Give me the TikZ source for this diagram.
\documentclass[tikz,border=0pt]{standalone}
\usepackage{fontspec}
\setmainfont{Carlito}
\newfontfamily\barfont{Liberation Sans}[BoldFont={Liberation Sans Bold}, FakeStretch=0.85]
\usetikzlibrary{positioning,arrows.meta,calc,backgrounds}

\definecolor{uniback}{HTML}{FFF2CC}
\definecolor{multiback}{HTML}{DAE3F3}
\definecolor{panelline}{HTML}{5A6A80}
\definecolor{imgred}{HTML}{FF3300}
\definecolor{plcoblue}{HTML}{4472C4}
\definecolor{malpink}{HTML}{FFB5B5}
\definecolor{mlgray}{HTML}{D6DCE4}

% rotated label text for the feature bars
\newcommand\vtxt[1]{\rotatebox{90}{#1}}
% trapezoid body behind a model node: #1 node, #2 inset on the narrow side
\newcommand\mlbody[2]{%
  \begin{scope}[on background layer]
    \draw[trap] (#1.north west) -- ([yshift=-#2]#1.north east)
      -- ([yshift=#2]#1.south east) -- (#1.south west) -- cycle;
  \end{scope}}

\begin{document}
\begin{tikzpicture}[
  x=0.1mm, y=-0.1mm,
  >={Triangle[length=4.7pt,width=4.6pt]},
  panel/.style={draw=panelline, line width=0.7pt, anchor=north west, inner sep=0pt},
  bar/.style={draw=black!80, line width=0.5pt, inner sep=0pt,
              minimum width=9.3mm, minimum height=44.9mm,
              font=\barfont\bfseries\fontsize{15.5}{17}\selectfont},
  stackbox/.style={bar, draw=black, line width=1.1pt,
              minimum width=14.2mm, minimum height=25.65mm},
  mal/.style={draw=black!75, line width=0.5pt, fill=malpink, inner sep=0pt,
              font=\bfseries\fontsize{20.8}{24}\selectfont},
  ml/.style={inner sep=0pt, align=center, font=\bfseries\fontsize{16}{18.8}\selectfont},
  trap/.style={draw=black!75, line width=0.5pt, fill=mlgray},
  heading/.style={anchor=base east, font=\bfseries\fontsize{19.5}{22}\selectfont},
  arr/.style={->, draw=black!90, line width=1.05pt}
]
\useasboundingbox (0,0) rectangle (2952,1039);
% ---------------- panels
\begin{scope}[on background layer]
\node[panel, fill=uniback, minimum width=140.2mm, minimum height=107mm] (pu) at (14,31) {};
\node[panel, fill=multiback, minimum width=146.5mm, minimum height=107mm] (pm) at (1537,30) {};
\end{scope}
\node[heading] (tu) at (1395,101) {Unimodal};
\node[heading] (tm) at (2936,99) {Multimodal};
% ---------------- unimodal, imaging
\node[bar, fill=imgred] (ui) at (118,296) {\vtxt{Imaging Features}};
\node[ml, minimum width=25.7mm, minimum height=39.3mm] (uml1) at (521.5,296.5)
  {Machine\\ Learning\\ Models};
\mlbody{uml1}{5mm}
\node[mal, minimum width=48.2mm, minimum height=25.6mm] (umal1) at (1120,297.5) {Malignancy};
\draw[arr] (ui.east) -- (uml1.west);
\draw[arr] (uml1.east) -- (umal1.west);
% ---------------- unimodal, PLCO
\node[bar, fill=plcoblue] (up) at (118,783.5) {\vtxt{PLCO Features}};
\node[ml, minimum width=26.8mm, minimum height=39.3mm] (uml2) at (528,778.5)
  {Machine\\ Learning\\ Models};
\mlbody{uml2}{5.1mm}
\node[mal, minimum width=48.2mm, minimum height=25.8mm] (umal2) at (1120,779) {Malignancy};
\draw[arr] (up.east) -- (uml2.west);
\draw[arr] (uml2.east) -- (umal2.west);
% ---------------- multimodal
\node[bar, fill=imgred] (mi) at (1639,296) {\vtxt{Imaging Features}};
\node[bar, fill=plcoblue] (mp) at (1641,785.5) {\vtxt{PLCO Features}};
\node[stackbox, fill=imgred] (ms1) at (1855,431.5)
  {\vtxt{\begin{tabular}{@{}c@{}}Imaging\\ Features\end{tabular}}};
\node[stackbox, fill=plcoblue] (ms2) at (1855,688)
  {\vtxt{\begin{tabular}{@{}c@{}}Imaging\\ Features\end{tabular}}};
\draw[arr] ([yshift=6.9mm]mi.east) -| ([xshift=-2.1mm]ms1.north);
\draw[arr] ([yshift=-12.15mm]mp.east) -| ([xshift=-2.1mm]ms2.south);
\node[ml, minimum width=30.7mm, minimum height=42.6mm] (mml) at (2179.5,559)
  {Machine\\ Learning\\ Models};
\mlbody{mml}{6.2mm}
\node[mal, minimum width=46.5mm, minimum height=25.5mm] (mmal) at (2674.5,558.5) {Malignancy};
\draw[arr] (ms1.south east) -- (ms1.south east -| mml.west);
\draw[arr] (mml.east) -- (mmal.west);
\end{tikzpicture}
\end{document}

.....

Copy out each line exactly as written.

[THE RESULT]:
Give me the TikZ source for this diagram.
\documentclass[tikz,border=0pt]{standalone}
\usepackage{fontspec}
\setmainfont{Carlito}
\newfontfamily\barfont{Liberation Sans}[BoldFont={Liberation Sans Bold}, FakeStretch=0.85]
\usetikzlibrary{positioning,arrows.meta,calc,backgrounds}

\definecolor{uniback}{HTML}{FFF2CC}
\definecolor{multiback}{HTML}{DAE3F3}
\definecolor{panelline}{HTML}{5A6A80}
\definecolor{imgred}{HTML}{FF3300}
\definecolor{plcoblue}{HTML}{4472C4}
\definecolor{malpink}{HTML}{FFB5B5}
\definecolor{mlgray}{HTML}{D6DCE4}

% rotated label text for the feature bars
\newcommand\vtxt[1]{\rotatebox{90}{#1}}
% trapezoid body behind a model node: #1 node, #2 inset on the narrow side
\newcommand\mlbody[2]{%
  \begin{scope}[on background layer]
    \draw[trap] (#1.north west) -- ([yshift=-#2]#1.north east)
      -- ([yshift=#2]#1.south east) -- (#1.south west) -- cycle;
  \end{scope}}

\begin{document}
\begin{tikzpicture}[
  x=0.1mm, y=-0.1mm,
  >={Triangle[length=4.7pt,width=4.6pt]},
  panel/.style={draw=panelline, line width=0.7pt, anchor=north west, inner sep=0pt},
  bar/.style={draw=black!80, line width=0.5pt, inner sep=0pt,
              minimum width=9.3mm, minimum height=44.9mm,
              font=\barfont\bfseries\fontsize{15.5}{17}\selectfont},
  stackbox/.style={bar, draw=black, line width=1.1pt,
              minimum width=14.2mm, minimum height=25.65mm},
  mal/.style={draw=black!75, line width=0.5pt, fill=malpink, inner sep=0pt,
              font=\bfseries\fontsize{20.8}{24}\selectfont},
  ml/.style={inner sep=0pt, align=center, font=\bfseries\fontsize{16}{18.8}\selectfont},
  trap/.style={draw=black!75, line width=0.5pt, fill=mlgray},
  heading/.style={anchor=base east, font=\bfseries\fontsize{19.5}{22}\selectfont},
  arr/.style={->, draw=black!90, line width=1.05pt}
]
\useasboundingbox (0,0) rectangle (2952,1039);
% ---------------- panels
\begin{scope}[on background layer]
\node[panel, fill=uniback, minimum width=140.2mm, minimum height=107mm] (pu) at (14,31) {};
\node[panel, fill=multiback, minimum width=146.5mm, minimum height=107mm] (pm) at (1537,30) {};
\end{scope}
\node[heading] (tu) at (1395,101) {Unimodal};
\node[heading] (tm) at (2936,99) {Multimodal};
% ---------------- unimodal, imaging
\node[bar, fill=imgred] (ui) at (118,296) {\vtxt{Imaging Features}};
\node[ml, minimum width=25.7mm, minimum height=39.3mm] (uml1) at (521.5,296.5)
  {Machine\\ Learning\\ Models};
\mlbody{uml1}{5mm}
\node[mal, minimum width=48.2mm, minimum height=25.6mm] (umal1) at (1120,297.5) {Malignancy};
\draw[arr] (ui.east) -- (uml1.west);
\draw[arr] (uml1.east) -- (umal1.west);
% ---------------- unimodal, PLCO
\node[bar, fill=plcoblue] (up) at (118,783.5) {\vtxt{PLCO Features}};
\node[ml, minimum width=26.8mm, minimum height=39.3mm] (uml2) at (528,778.5)
  {Machine\\ Learning\\ Models};
\mlbody{uml2}{5.1mm}
\node[mal, minimum width=48.2mm, minimum height=25.8mm] (umal2) at (1120,779) {Malignancy};
\draw[arr] (up.east) -- (uml2.west);
\draw[arr] (uml2.east) -- (umal2.west);
% ---------------- multimodal
\node[bar, fill=imgred] (mi) at (1639,296) {\vtxt{Imaging Features}};
\node[bar, fill=plcoblue] (mp) at (1641,785.5) {\vtxt{PLCO Features}};
\node[stackbox, fill=imgred] (ms1) at (1855,431.5)
  {\vtxt{\begin{tabular}{@{}c@{}}Imaging\\ Features\end{tabular}}};
\node[stackbox, fill=plcoblue] (ms2) at (1855,688)
  {\vtxt{\begin{tabular}{@{}c@{}}Imaging\\ Features\end{tabular}}};
\draw[arr] ([yshift=6.9mm]mi.east) -| ([xshift=-2.1mm]ms1.north);
\draw[arr] ([yshift=-12.15mm]mp.east) -| ([xshift=-2.1mm]ms2.south);
\node[ml, minimum width=30.7mm, minimum height=42.6mm] (mml) at (2179.5,559)
  {Machine\\ Learning\\ Models};
\mlbody{mml}{6.2mm}
\node[mal, minimum width=46.5mm, minimum height=25.5mm] (mmal) at (2674.5,558.5) {Malignancy};
\draw[arr] (ms1.south east) -- (ms1.south east -| mml.west);
\draw[arr] (mml.east) -- (mmal.west);
\end{tikzpicture}
\end{document}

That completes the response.